Paradoxically, this new situation could possibly strengthen the chances of a grand coalition for Spanish unity including the PP, PSOE and Ciudadanos, although it does not guarantee it. As is often the case, all types of nationalism strengthen each other.

A new transition, but which one?

Spain has extended the cultural and political cycle initiated in 2011. Despite all the wisdom of the pundits, the new transition in Spain is above all characterised by uncertainty: we are at a turning point, where the chaotic system could shift towards one transition or another.

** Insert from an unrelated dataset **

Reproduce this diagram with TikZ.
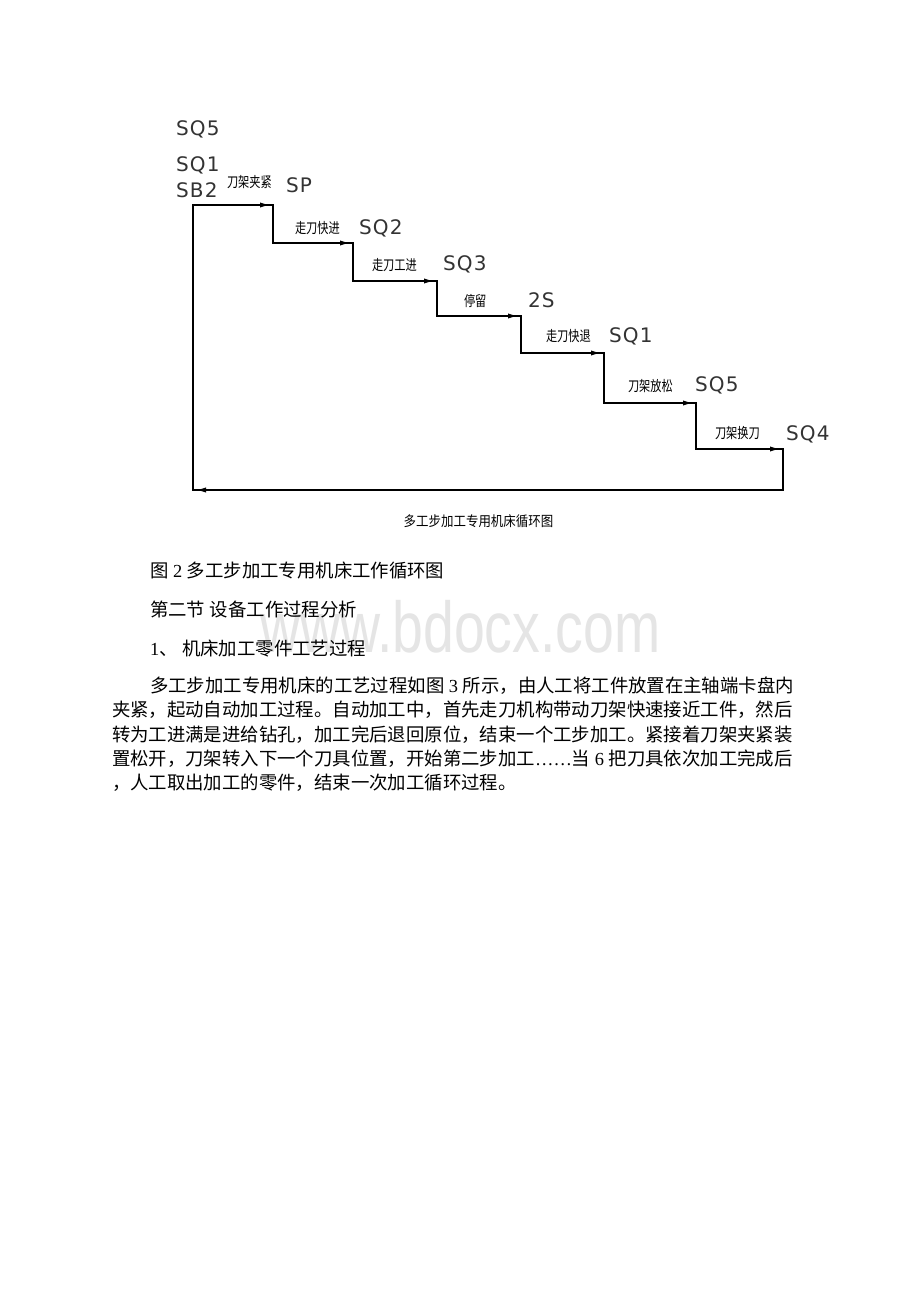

The course that Spain takes will, in turn, clearly have significant consequences for the rest of Europe. While a great coalition along German lines would strengthen the European structural adjustment policies implemented over recent years, a Portuguese-style coalition would add grist to the mill of the anti-austerity current.

So a new transition is on its way. However, we still do not know which one it will be: superficial reform to the Spanish Constitution or a constituent process? Re-centralisation of power or territorial reform based on a referendum or referendums? Structural changes or simply changing the elites? A face-lift for the system of government created in 1978 or a new system of government? In any case, it remains to be seen how much political ecology can influence this transition, as in view of the crisis of civilisation that we are currently experiencing, the new transition will be ecological and fair or it will not happen.

 

[1] Symbolised in the narrative of Podemos by the struggle of the people against the elite and of those at the top against those at the bottom.

[2] All the election results can be seen here.

[3] In the article “The new transition will be just and ecological or it will not be“, I analyse Equo’s results more in depth.

[4] See here, for instance. It remains a risky wager for Podemos, especially in light of its multiple territorial alliances.